Réflexions et éléments d’analyse : à lire après avoir vu le film

J’ajouterai enfin que certes, Steven Spielberg n’a pas cherché à développer le contexte de l’histoire, laissant sans réponses tout un tas de questions, notamment pourquoi le monde se retrouve dans un tel état. Mon analyse est qu’il n’a pas voulu s’appesantir sur une situation que le spectateur n’a aucun mal à comprendre. Crises économiques, sociales, écologiques… on connaît déjà les germes de ce qui pourrait provoquer cet effondrement de la civilisation.


Au risque de m’attirer les foudres des spécialistes, je vois dans Ready Player One un film pascalien ! Le film illustre en effet les travaux de Blaise Pascal sur le divertissement, dans lequel l’homme se perd pour échapper à sa condition. Soyons futiles pour oublier la mort… Le Blaise avait anticipé l’Oasis dès le XVIIe siècle. Philippe de Broca a construit sa filmo sur cette thématique, comme nous l’a expliqué le philosophe Jean-Pierre Zarader. Et je dois dire que ça me met en joie de voir Spielberg marcher sur les traces du cinéaste français, dont il appréciait beaucoup L’Homme de Rio (lire notre article).

A sa première apparition, la ressemblance du héros, Wade Owen Watts aka Parzival, interprété par Tye Sheridan, avec Steven Spielberg est en effet frappante. Mêmes cheveux noirs bouclés, mêmes lunettes carrées, même dégaine un peu gauche… D’ailleurs, on découvre WOW au début du film, qui descend de son appartement, en haut d’un « immeuble » constitué d’un empilement de caravanes/algecos où chaque habitant vit son autre vie dans l’Oasis. Ce plan séquence descendant nous le montre passer d’un niveau à un autre, via des escaliers ou des barres verticales… dans le sens inverse d’un personnage de jeu vidéo type Donkey Kong, qui, lui, tentait de grimper les niveaux en évitant les tonneaux lancés par le primate géant. Tout est dit dès ce premier plan. Comment prétendre que Spielberg a été paresseux dans sa mise en scène ?
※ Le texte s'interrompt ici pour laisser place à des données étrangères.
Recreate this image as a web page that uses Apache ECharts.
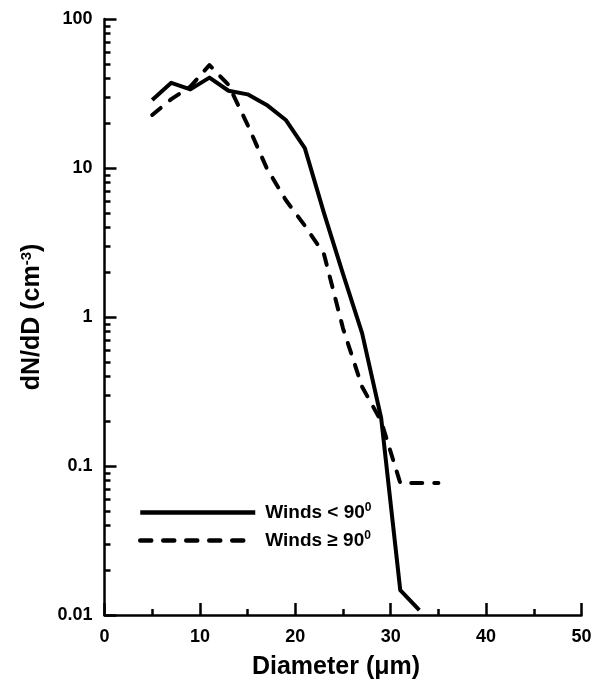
<!DOCTYPE html>
<html>
<head>
<meta charset="utf-8">
<script src="https://cdn.jsdelivr.net/npm/echarts@6/dist/echarts.min.js"></script>
<style>
html,body{margin:0;padding:0;background:#fff;}
#chart{width:600px;height:681px;}
</style>
</head>
<body>
<div id="chart"></div>
<script>
// Data
const diamLow  = [5, 7, 9, 11, 13, 15, 17, 19, 21, 23, 25, 27, 29, 31, 33];
const windsLow = [28.6, 37.3, 33.7, 40.4, 33.0, 31.2, 26.5, 21.0, 13.6, 5.0, 1.95, 0.78, 0.21, 0.0147, 0.0108];
const diamHigh  = [5, 7, 9, 11, 13, 15, 17, 19, 21, 23, 25, 27, 29, 31, 33, 35];
const windsHigh = [22.7, 29.0, 35.2, 49.1, 36.1, 19.5, 10.0, 6.1, 4.1, 2.65, 0.84, 0.34, 0.20, 0.077, 0.077, 0.077];
const seriesNames = ['Winds < 90', 'Winds \u2265 90'];
const yMinorTicks = [0.02,0.03,0.04,0.05,0.06,0.07,0.08,0.09,
                     0.2,0.3,0.4,0.5,0.6,0.7,0.8,0.9,
                     2,3,4,5,6,7,8,9,
                     20,30,40,50,60,70,80,90];

const FONT = '"Liberation Sans", Arial, sans-serif';
const toPairs = (xs, ys) => xs.map((x, i) => [x, ys[i]]);

const chart = echarts.init(document.getElementById('chart'), null, {renderer: 'canvas'});
chart.setOption({
  animation: false,
  backgroundColor: '#fff',
  textStyle: {fontFamily: FONT},
  grid: {left: 104.5, right: 18.5, top: 19, bottom: 66, containLabel: false, outerBoundsMode: 'none'},
  legend: {
    left: 138, top: 502, orient: 'vertical', padding: 0,
    itemWidth: 115, itemHeight: 20, itemGap: 8,
    data: seriesNames,
    itemStyle: {opacity: 0},
    lineStyle: {width: 4.5},
    formatter: name => name === seriesNames[0] ? '{t|Winds < 90}{s|0}' : '{t|Winds \u2265 90}{s|0}',
    textStyle: {
      padding: [0, 0, 0, 5],
      rich: {
        t: {fontFamily: FONT, fontSize: 19, fontWeight: 'bold', color: '#000', lineHeight: 20},
        s: {fontFamily: FONT, fontSize: 12, fontWeight: 'bold', color: '#000', padding: [0, 0, 9, 0]}
      }
    }
  },
  xAxis: {
    type: 'value', min: 0, max: 50, interval: 10,
    name: 'Diameter (\u03bcm)', nameLocation: 'middle', nameGap: 40,
    nameTextStyle: {fontFamily: FONT, fontSize: 25, fontWeight: 'bold', color: '#000', padding: [0, 14, 0, 0]},
    axisLine: {lineStyle: {color: '#000', width: 2.5}},
    axisTick: {inside: true, length: 12, lineStyle: {color: '#000', width: 2.5}},
    minorTick: {show: true, splitNumber: 2, length: 6, lineStyle: {color: '#000', width: 2.5}},
    axisLabel: {fontFamily: FONT, fontSize: 18, fontWeight: 'bold', color: '#000', margin: 13},
    splitLine: {show: false}
  },
  yAxis: [{
    type: 'log', logBase: 10, min: 0.01, max: 100,
    name: '{t|dN/dD (cm}{s|-3}{t|)}', nameLocation: 'middle', nameGap: 59,
    nameTextStyle: {
      rich: {
        t: {fontFamily: FONT, fontSize: 25, fontWeight: 'bold', color: '#000'},
        s: {fontFamily: FONT, fontSize: 15, fontWeight: 'bold', color: '#000', padding: [0, 0, 11, 0]}
      }
    },
    axisLine: {lineStyle: {color: '#000', width: 2.5}},
    axisTick: {inside: true, length: 12, lineStyle: {color: '#000', width: 2.5}},
    axisLabel: {fontFamily: FONT, fontSize: 18, fontWeight: 'bold', color: '#000', margin: 12},
    splitLine: {show: false}
  }, {
    type: 'log', logBase: 10, min: 0.01, max: 100, position: 'left',
    axisLine: {show: false},
    axisLabel: {show: false},
    axisTick: {inside: true, length: 6, customValues: yMinorTicks, lineStyle: {color: '#000', width: 2.5}},
    splitLine: {show: false}
  }],
  series: [{
    name: seriesNames[0], type: 'line', yAxisIndex: 0,
    data: toPairs(diamLow, windsLow),
    symbol: 'none', silent: true,
    lineStyle: {color: '#000', width: 4, join: 'round'},
    itemStyle: {color: '#000'}
  }, {
    name: seriesNames[1], type: 'line', yAxisIndex: 0,
    data: toPairs(diamHigh, windsHigh),
    symbol: 'none', silent: true,
    lineStyle: {color: '#000', width: 4, type: [11, 12], cap: 'round', join: 'round'},
    itemStyle: {color: '#000'}
  }]
});
</script>
</body>
</html>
On pourrait aussi, comme on le lit ici ou là, retrouver le cinéaste dans d’autres personnages : Halliday (Mark Rylance), le fondateur de l’Oasis, entièrement tourné vers une approche ludique de son art ; et Nolan Sorrento (Ben Mendelsohn), le CEO d’un empire uniquement tourné vers le profit. Sorrento pourrait aussi incarner les patrons des Gafa, dont les activités quasi-monopolistiques mettent en danger l’accès du peuple aux nouvelles technologies et aux services qu’elles ont suscités. Personnellement, je vois plus dans l’affrontement entre Halliday et Sorrento une illustration de l’opposition entre d’une part, des créateurs libres et voulant rester maîtres de leur art ; et de l’autre, les financiers qui dirigent l’industrie du divertissement. Halliday est moins une représentation de Spielberg que de George Lucas : même inventivité, même intransigeance – Halliday étant un peu plus ouvert à son public que ne l’était le créateur de Star Wars (lire notre chronique de la biographie consacré à Lucas). Le Spielberg d’aujourd’hui serait certainement Ogden Morrow, le partenaire d’Halliday, son ami. Celui qui a su garder la tête sur les épaules et concilier art et business. Sans jamais oublier celui pour qui il crée ses univers merveilleux : le public.